David T. Lewis wrote:

> Granted, there is a lot of junk being put forward as "innovation."
> But with respect to eg Linux, I think that there is something to
> be said for a 25 or 30 year old design that was simple and general
> enough to have held up this long, especially if it serves as the
> basis for good new work. Squeak seems to be a case in point, and
> Linux is another. Somebody just "burned the disk packs" on Unix,
> and it came back stronger than ever.

These sentiments are exactly why software never gets any better.

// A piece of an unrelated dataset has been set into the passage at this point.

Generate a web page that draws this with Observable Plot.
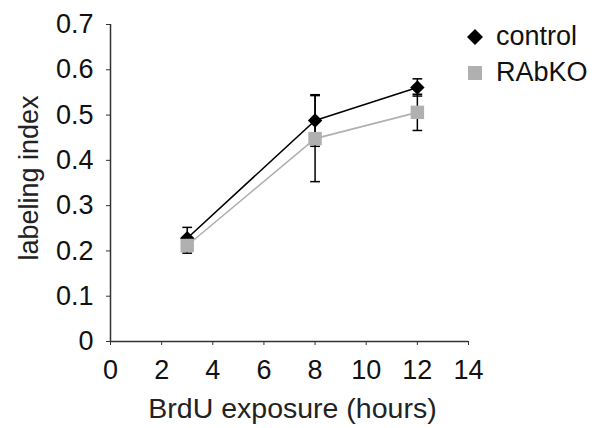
<!DOCTYPE html>
<html>
<head>
<meta charset="utf-8">
<script src="https://cdn.jsdelivr.net/npm/d3@7"></script>
<script src="https://cdn.jsdelivr.net/npm/@observablehq/plot@0.6"></script>
<style>
  body { margin: 0; background: #fff; }
  #wrap { position: relative; width: 596px; height: 428px; font-family: "Liberation Sans", Arial, sans-serif; }
  .leg { position: absolute; left: 466px; display: flex; align-items: center; font-size: 27px; color: #111; line-height: 1; }
  .leg svg { margin-right: 12px; }
</style>
</head>
<body>
<div id="wrap"></div>
<script>
const hours = [3, 8, 12];
const controlValues = [0.228, 0.488, 0.561];
const controlErr = [0.024, 0.057, 0.019];
const rabkoValues = [0.212, 0.448, 0.506];
const rabkoErr = [0.017, 0.095, 0.04];
const xTicks = [0, 2, 4, 6, 8, 10, 12, 14];
const yTicks = [0, 0.1, 0.2, 0.3, 0.4, 0.5, 0.6, 0.7];
const seriesNames = ["control", "RAbKO"];
const seriesColors = ["#000000", "#b0b0b0"];

const control = hours.map((h, i) => ({x: h, y: controlValues[i], e: controlErr[i]}));
const rabko = hours.map((h, i) => ({x: h, y: rabkoValues[i], e: rabkoErr[i]}));
const all = control.concat(rabko);
const caps = all.flatMap(d => [{x: d.x, y: d.y + d.e}, {x: d.x, y: d.y - d.e}]);

const capSymbol = {
  draw(ctx, size) {
    const w = Math.sqrt(size) / 2;
    ctx.moveTo(-w, 0);
    ctx.lineTo(w, 0);
  }
};

const chart = Plot.plot({
  width: 596,
  height: 428,
  marginLeft: 110,
  marginRight: 128,
  marginTop: 24,
  marginBottom: 87,
  style: {fontFamily: "'Liberation Sans', Arial, sans-serif", fontSize: "27px", color: "#111", background: "#fff"},
  x: {domain: [0, 14]},
  y: {domain: [0, 0.7]},
  marks: [
    Plot.axisY({ticks: yTicks, tickSize: 4, tickPadding: 13, tickFormat: d => d === 0 ? "0" : d3.format(".1f")(d), label: null, fontSize: 27, stroke: "#333"}),
    Plot.axisX({ticks: xTicks, tickSize: 4, tickPadding: 14, tickFormat: d => String(d), label: null, fontSize: 27, stroke: "#333"}),
    Plot.ruleY([0], {stroke: "#333", strokeWidth: 1.5}),
    Plot.ruleX([0], {stroke: "#333", strokeWidth: 1.5}),
    Plot.line(control, {x: "x", y: "y", stroke: seriesColors[0], strokeWidth: 1.6}),
    Plot.line(rabko, {x: "x", y: "y", stroke: seriesColors[1], strokeWidth: 1.6}),
    Plot.ruleX(all, {x: "x", y1: d => d.y - d.e, y2: d => d.y + d.e, stroke: "#000", strokeWidth: 1.5}),
    Plot.dot(caps, {x: "x", y: "y", symbol: capSymbol, r: 5.5, stroke: "#000", strokeWidth: 1.5, fill: "none"}),
    Plot.dot(control, {x: "x", y: "y", symbol: "diamond2", r: 6.5, fill: seriesColors[0], stroke: "none"}),
    Plot.dot(rabko, {x: "x", y: "y", symbol: "square", r: 7.6, fill: seriesColors[1], stroke: "none"}),
    Plot.text(["BrdU exposure (hours)"], {frameAnchor: "bottom", dy: 76, dx: 3, fontSize: 28.5, fill: "#222"}),
    Plot.text(["labeling index"], {frameAnchor: "left", textAnchor: "middle", rotate: -90, dx: -81, dy: -5, fontSize: 27, fill: "#222"})
  ]
});

const wrap = document.getElementById("wrap");
wrap.appendChild(chart);

const symbols = [
  '<svg width="18" height="18" viewBox="-9 -9 18 18"><path d="M0,-8L8,0L0,8L-8,0Z" fill="#000"/></svg>',
  '<svg width="18" height="18" viewBox="-9 -9 18 18"><rect x="-7" y="-7" width="14" height="14" fill="#b0b0b0"/></svg>'
];
const tops = [23, 59];
seriesNames.forEach((name, i) => {
  const div = document.createElement("div");
  div.className = "leg";
  div.style.top = tops[i] + "px";
  div.innerHTML = symbols[i] + "<span>" + name + "</span>";
  wrap.appendChild(div);
});
</script>
</body>
</html>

In the Linux case, somebody "burned the disk packs". According to that
metaphor, my understanding is that after that you take the experiences
learned from the last go around, take out the bad bits, add a whole lot of
insight from the experiences gained (which may include throwing out the
whole design in its entirety) and build some very clever thing next.
Clearly, Linux is not a result of that process. Parts are better than run of
the mill 'nixes, some parts worse. It's not the case where someone sat down
to write a what we would call a better Unix, they just wrote a different
one. Before someone takes me to task and feels the need to 'educate' me
about Linux and how much better it is than other nixes, I'll tell you up
front that I don't care.

So back to the original question. Hardware advances in leaps and bounds. How
can you make software do the same? Let's take an example. In one design
arena, about 20 years in hardware time compares an 8086 vs Pentium IV. A
side by side comparison of the computing experience makes you believe that
the two are not even remotely related.

Software side? Let's see. You might make the argument that C and Unix were
around in 1980, but couldn't run on the '86 architecture until a little
while after that. Smalltalk couldn't run on the orignal '86 for awhile
(Notetaker excluded). On the original 8086, it was Basic, assembler and
Pascal. On the PIV its Basic, C/C++ and Java. However, I don't think you
get around the point, a lot of the software is the almost the exact same
fucking thing it was 20 years ago!!! Well, maybe a little worse because of
the GUI stuff you have to put up with now. And any good software guy from
MIT or Stanford would have told you that most of it was crap to begin with.

Obviously I know that this is exagerrated, and there are some wonderful
applications out there. Photoshop comes to mind, digital audio workstations,
Renderman, etc. Gaming software is much better now. On the other hand, I
look on in horror at things like databases which seem to have permanently
chained themselves to 1980 due to their voluntary dependence on SQL.

So how do you make software better? Personally, I don't see it coming from
rewriting thirty year old software. Me thinks it comes from the revolution


[I didn't say this in the email, but am writing it now December 2K2]
I have pretty much the same viewpoint about Smalltalk. Reading a lot of the posts here and on cls, there seems this slavish devotion to worship at the original Smalltalk-80 altar, and to not change anything semantically or structurally. I think it's shameful that 20 years have passed and there hasn't been all sorts of wonderful additions to the language, or that the language/environment didn't do some sort of phoenix and turn itself into something more interesting.